Visit Gina’s website to explore the wide variety of her work, and follow her on Instagram for more pet portraits.
Liv Losee-Unger
Liv Losee-Unger has always been obsessed with painting animals. After growing up exploring the coasts of Northern California, she found a natural love for depicting aquatic life. But today, she paints pets out of Philadelphia after moving to the city in 2013 to study at the Pennsylvania Academy of Fine Art and the University of Pennsylvania.
Liv’s art depicts a wide variety of pets, from dogs and pigs to birds and lizards, through oil paints on hardy Gessobord panels. The panels, as opposed to traditional canvases, make it easier to ship her works to their new homes, she said. And she varnishes her paintings to ensure they stay as crisp as the day she finished them.
As a self-proclaimed certified crazy cat lady, Liv has three cats and continues to foster even more of them through Project MEOW in West Philly. Two of Liv’s current cats, Gomez and Morticia, were born in her fraternity room during college after she found and rescued a pregnant stray – who gave birth before Liv could take her to a shelter. Her third cat, Pugsley, was another foster failure who she bottle-fed from three weeks old.
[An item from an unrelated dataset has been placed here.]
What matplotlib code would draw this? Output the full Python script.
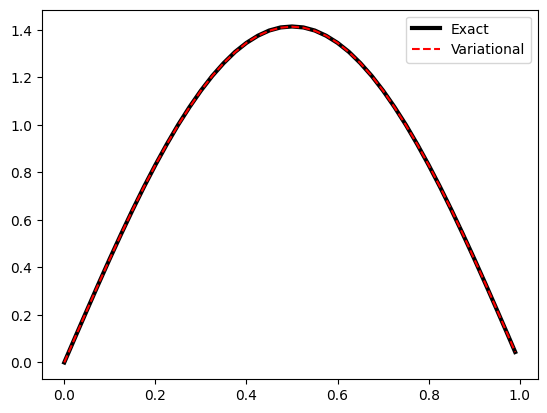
import matplotlib
matplotlib.use('Agg')
import matplotlib.pyplot as plt

# values
x = [0.0, 0.025, 0.05, 0.075, 0.1, 0.125, 0.15, 0.175, 0.2, 0.225, 0.25,
     0.275, 0.3, 0.325, 0.35, 0.375, 0.4, 0.425, 0.45, 0.475, 0.5,
     0.525, 0.55, 0.575, 0.6, 0.625, 0.65, 0.675, 0.7, 0.725, 0.75,
     0.775, 0.8, 0.825, 0.85, 0.875, 0.9, 0.925, 0.95, 0.975, 0.99]

exact = [0.0, 0.111, 0.221, 0.330, 0.437, 0.541, 0.642, 0.739, 0.831, 0.918, 1.000,
         1.075, 1.144, 1.206, 1.260, 1.307, 1.345, 1.375, 1.397, 1.410, 1.414,
         1.410, 1.397, 1.375, 1.345, 1.307, 1.260, 1.206, 1.144, 1.075, 1.000,
         0.918, 0.831, 0.739, 0.642, 0.541, 0.437, 0.330, 0.221, 0.111, 0.044]

variational = [0.0, 0.111, 0.221, 0.330, 0.436, 0.541, 0.642, 0.739, 0.831, 0.918, 0.999,
               1.074, 1.144, 1.206, 1.260, 1.306, 1.345, 1.375, 1.396, 1.409, 1.413,
               1.409, 1.396, 1.375, 1.345, 1.306, 1.260, 1.206, 1.144, 1.074, 0.999,
               0.918, 0.831, 0.739, 0.642, 0.541, 0.436, 0.330, 0.221, 0.111, 0.044]

fig, ax = plt.subplots(figsize=(6.4, 4.8))
ax.plot(x, exact, color='black', linewidth=3, label='Exact')
ax.plot(x, variational, 'r--', label='Variational')
ax.legend()

fig.savefig('out.png', dpi=100, bbox_inches='tight')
When she isn’t painting pets, she’s working on a wide variety of murals for Hagopian Arts, an independent, woman-owned and -operated mural arts company, responsible for many public works of art across the city. But even there, her focus is still often on animals, as many of her murals pair the natural world with Philly’s urban environment.
“I just love animals – they bring out the best in people. I think honoring people’s pets through artwork also services to honor that beautiful, empathetic, and wonderful side of humanity,” Liv said. “Nowadays with the struggles we face, I think that recognizing the good we’re capable of is inspiring in itself. Pets create joy, and I hope to convey that through my art.”